Mm-hmm. Probably if you are exposed to small companies, pharmaceutical companies, but I, I think that, this is not your case.
No, we are not exposed to small pharmaceutical companies, but usually when we purchase from smaller supplier, we don't finance 100% of the invoice amount. So we always have a buffer that we call a second installment. So we are debtor in favor of these in favor of the supplier, which means that a part if not full of this eventual amount can be easily offset by the by the second installment that is due to client from Banca Sistema. Because when we buy from Novartis, clearly from these large pharmaceutical company or large institution, we always finance 100% of the amount, net, of course, of the discount, which is our return.
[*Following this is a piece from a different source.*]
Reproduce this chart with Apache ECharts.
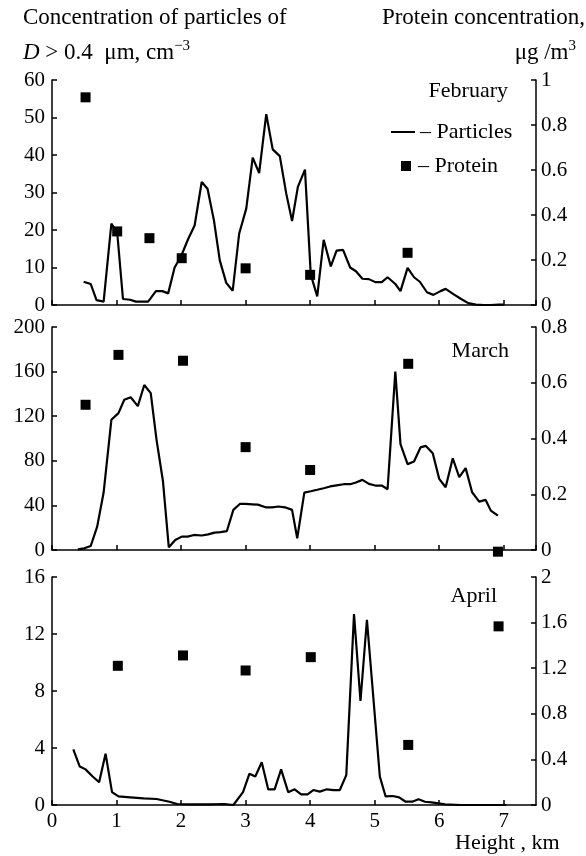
<!DOCTYPE html>
<html lang="en">

<head>
    <meta charset="UTF-8">
    <title>Particles and protein vs height</title>
    <script src="https://cdn.jsdelivr.net/npm/echarts/dist/echarts.min.js"></script>
    <style>
        body { margin: 0; background: #fff; }
    </style>
</head>

<body>
    <div id="main" style="width: 586px;height:856px;"></div>

    <script type="text/javascript">
        // data: height (km) and values
        const febHeight = [0.49, 0.60, 0.69, 0.80, 0.92, 1.01, 1.10, 1.21, 1.30, 1.49, 1.61, 1.71, 1.80, 1.90, 2.00, 2.11, 2.21, 2.32, 2.41, 2.51, 2.60, 2.70, 2.80, 2.90, 3.01, 3.11, 3.21, 3.32, 3.42, 3.53, 3.63, 3.72, 3.81, 3.92, 4.01, 4.11, 4.21, 4.32, 4.41, 4.51, 4.62, 4.71, 4.81, 4.91, 5.01, 5.11, 5.20, 5.32, 5.40, 5.51, 5.61, 5.70, 5.81, 5.91, 6.02, 6.10, 6.22, 6.34, 6.45, 6.57, 6.69, 6.80, 6.92, 7.00];
        const febParticles = [6.2, 5.6, 1.3, 0.9, 21.7, 19.4, 1.6, 1.4, 0.9, 0.9, 3.7, 3.7, 3.1, 10, 13, 17.6, 21.2, 32.8, 31, 22.5, 11.9, 5.9, 3.8, 19, 25.7, 39.3, 35.2, 50.9, 41.5, 39.7, 29.7, 22.4, 31.5, 36.1, 8.1, 2.3, 17.4, 10.3, 14.5, 14.7, 10, 9, 7, 6.9, 6.1, 6.1, 7.4, 5.6, 3.7, 9.9, 7.4, 6.2, 3.4, 2.7, 3.7, 4.3, 2.9, 1.6, 0.5, 0.1, 0, 0, 0.1, 0.1];
        const febProteinHeight = [0.52, 1.01, 1.51, 2.01, 3.0, 4.0, 5.51];
        const febProtein = [0.923, 0.327, 0.297, 0.208, 0.163, 0.134, 0.232];

        const marHeight = [0.40, 0.50, 0.60, 0.70, 0.80, 0.92, 1.03, 1.12, 1.22, 1.33, 1.43, 1.53, 1.62, 1.72, 1.81, 1.91, 2.01, 2.10, 2.20, 2.32, 2.42, 2.52, 2.61, 2.71, 2.81, 2.91, 3.0, 3.1, 3.19, 3.31, 3.41, 3.51, 3.61, 3.72, 3.80, 3.91, 4.01, 4.11, 4.21, 4.31, 4.41, 4.52, 4.62, 4.71, 4.81, 4.91, 5.01, 5.11, 5.20, 5.32, 5.40, 5.51, 5.61, 5.71, 5.79, 5.90, 6.0, 6.10, 6.21, 6.31, 6.41, 6.51, 6.62, 6.72, 6.80, 6.91];
        const marParticles = [0.6, 1.5, 3.6, 21, 51.5, 116.8, 122.8, 134.7, 137, 129, 148, 140.7, 98.8, 61.4, 2.4, 9, 12, 12, 13.5, 13, 14, 15.6, 16, 17, 36, 41.3, 41.3, 41, 40.7, 38.3, 38.3, 39, 38.3, 36, 10.5, 51.5, 52.7, 54, 55.4, 57, 58, 59, 59, 60.5, 62.9, 59.3, 57.8, 57.8, 54.5, 160, 95, 77, 79.3, 92, 93.4, 86.8, 63.8, 56.3, 82.3, 65.3, 73.4, 51.8, 43.4, 44.9, 35.3, 30.8];
        const marProteinHeight = [0.52, 1.03, 2.03, 3.0, 4.0, 5.52, 6.91];
        const marProtein = [0.521, 0.70, 0.679, 0.369, 0.287, 0.668, -0.006];

        const aprHeight = [0.33, 0.43, 0.52, 0.63, 0.73, 0.83, 0.93, 1.03, 1.21, 1.42, 1.62, 1.82, 1.94, 2.14, 2.43, 2.67, 2.81, 2.96, 3.06, 3.15, 3.25, 3.35, 3.45, 3.55, 3.66, 3.76, 3.86, 3.96, 4.05, 4.15, 4.26, 4.36, 4.46, 4.56, 4.68, 4.78, 4.88, 5.08, 5.17, 5.28, 5.38, 5.48, 5.58, 5.68, 5.78, 5.88, 5.99, 6.09, 6.34, 7.04];
        const aprParticles = [3.9, 2.7, 2.5, 2.0, 1.6, 3.6, 0.9, 0.6, 0.54, 0.47, 0.42, 0.23, 0.07, 0.05, 0.05, 0.07, 0, 0.9, 2.2, 2.0, 3.0, 1.1, 1.1, 2.5, 0.9, 1.1, 0.75, 0.75, 1.05, 0.94, 1.1, 1.05, 1.05, 2.1, 13.4, 7.3, 13.0, 2.0, 0.6, 0.63, 0.54, 0.23, 0.23, 0.4, 0.23, 0.19, 0.12, 0.05, 0, 0];
        const aprProteinHeight = [1.02, 2.03, 3.0, 4.01, 5.52, 6.92];
        const aprProtein = [1.221, 1.312, 1.180, 1.297, 0.527, 1.567];

        const months = ['February', 'March', 'April'];
        const leftMax = [60, 200, 16];
        const leftStep = [10, 40, 4];
        const rightMax = [1, 0.8, 2];
        const rightStep = [0.2, 0.2, 0.4];

        const font = 'Liberation Serif, Times New Roman, serif';
        const zip = (xs, ys) => xs.map((x, i) => [x, ys[i]]);

        const particleSets = [zip(febHeight, febParticles), zip(marHeight, marParticles), zip(aprHeight, aprParticles)];
        const proteinSets = [zip(febProteinHeight, febProtein), zip(marProteinHeight, marProtein), zip(aprProteinHeight, aprProtein)];

        const grids = [
            { left: 52, right: 50, top: 80, height: 225 },
            { left: 52, right: 50, top: 327, height: 223 },
            { left: 52, right: 50, top: 577, height: 228 }
        ];

        const axisLine = { show: true, lineStyle: { color: '#000', width: 1.5 } };
        const axisTick = { show: true, inside: true, length: 5, lineStyle: { color: '#000', width: 1.5 } };

        const xAxes = grids.map((g, i) => ({
            type: 'value', gridIndex: i, min: 0, max: 7.5, interval: 1,
            axisLine: axisLine, axisTick: axisTick, splitLine: { show: false },
            axisLabel: { show: i === 2, showMaxLabel: false, margin: 6, color: '#000', fontFamily: font, fontSize: 21 }
        }));

        const yAxes = [];
        grids.forEach((g, i) => {
            yAxes.push({
                type: 'value', gridIndex: i, position: 'left', min: 0, max: leftMax[i], interval: leftStep[i],
                axisLine: axisLine, axisTick: axisTick, splitLine: { show: false },
                axisLabel: { margin: 7, color: '#000', fontFamily: font, fontSize: 21 }
            });
            yAxes.push({
                type: 'value', gridIndex: i, position: 'right', min: 0, max: rightMax[i], interval: rightStep[i],
                axisLine: axisLine, axisTick: axisTick, splitLine: { show: false },
                axisLabel: { margin: 5, color: '#000', fontFamily: font, fontSize: 21 }
            });
        });

        const series = [];
        grids.forEach((g, i) => {
            series.push({
                name: 'Particles', type: 'line', xAxisIndex: i, yAxisIndex: i * 2,
                symbol: 'none', data: particleSets[i], animation: false,
                lineStyle: { color: '#000', width: 2.2 }, itemStyle: { color: '#000' }
            });
            series.push({
                name: 'Protein', type: 'scatter', xAxisIndex: i, yAxisIndex: i * 2 + 1,
                symbol: 'rect', symbolSize: 10, clip: false, data: proteinSets[i], animation: false,
                itemStyle: { color: '#000', opacity: 1 }
            });
        });

        const monthY = [92, 352, 597];
        const monthRight = [508, 509, 497];
        const texts = months.map((m, i) => ({
            type: 'text', right: 586 - monthRight[i], top: monthY[i] - 12,
            style: { text: m, font: '22px ' + font, fill: '#000' }
        }));

        const sup = { fontSize: 15, fontFamily: font, verticalAlign: 'top', lineHeight: 28, fill: '#000' };
        texts.push(
            { type: 'text', left: 23, top: 6, style: { text: 'Concentration of particles of', font: '23px ' + font, fill: '#000' } },
            {
                type: 'text', left: 23, top: 39, style: {
                    text: '{i|D} > 0.4  μm, cm{s|−3}', font: '23px ' + font, fill: '#000',
                    rich: { i: { fontStyle: 'italic', fontSize: 23, fontFamily: font, lineHeight: 28 }, s: sup }
                }
            },
            { type: 'text', right: 1, top: 6, style: { text: 'Protein concentration,', font: '23px ' + font, fill: '#000' } },
            {
                type: 'text', right: 10, top: 39, style: {
                    text: 'μg /m{s|3}', font: '23px ' + font, fill: '#000',
                    rich: { s: sup }
                }
            },
            { type: 'text', left: 455, top: 832, style: { text: 'Height , km', font: '22px ' + font, fill: '#000' } }
        );

        var myChart = echarts.init(document.getElementById('main'));
        option = {
            animation: false,
            backgroundColor: '#fff',
            grid: grids,
            xAxis: xAxes,
            yAxis: yAxes,
            legend: [
                {
                    data: [{ name: 'Particles', icon: 'rect' }], left: 386, top: 116,
                    itemWidth: 24, itemHeight: 2, selectedMode: false, formatter: '– {name}',
                    textStyle: { color: '#000', fontFamily: font, fontSize: 22 }
                },
                {
                    data: [{ name: 'Protein', icon: 'path://M0,0h10v10h-10z' }], left: 396, top: 150,
                    itemWidth: 14, itemHeight: 10, selectedMode: false, formatter: '– {name}',
                    textStyle: { color: '#000', fontFamily: font, fontSize: 22 }
                }
            ],
            graphic: texts,
            series: series
        };

        myChart.setOption(option);
    </script>
</body>

</html>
But when we purchase from a smaller player, we price the invoice, but we don't pay the full amount. We pay in the region of 80, 85 or 90%, depending on a case-by-case basis, and we give back the difference when the collection will take place, so within a certain date. So that means that we have some debit that we can offset in case of a credit coming. But I doubt that this will be done on invoice-by-invoice basis, as I said. This, as they did the payback for the pharmaceutical industry in the last years, this is something that is being linked to turnover, and so this is an amount that is linked to the overall turnover and not to any specific invoice.
So the only one that has to pay for this amount are the seller, the client, and not the one that has purchased the invoice. But as far as we see... Well, let's see when these rules will be approved and how they will look like, but for the time being, I don't see any specific risk. I leave to Ilaria to comment the cost of risk 2023, our-
Yes. We do not really foresee any deterioration in our asset quality for 2023. Therefore, you can assume the cost of risk will remain stable at current levels around 29-30 basis points.
Thank you.
As a reminder, if you wish to register for a question, please press star and one on your telephone. For any further questions, please press star and one on your telephone. Gentlemen, Mr. Garbi , there are no more questions registered at this time.
Thank you very much to everybody. Have a nice weekend. Take care.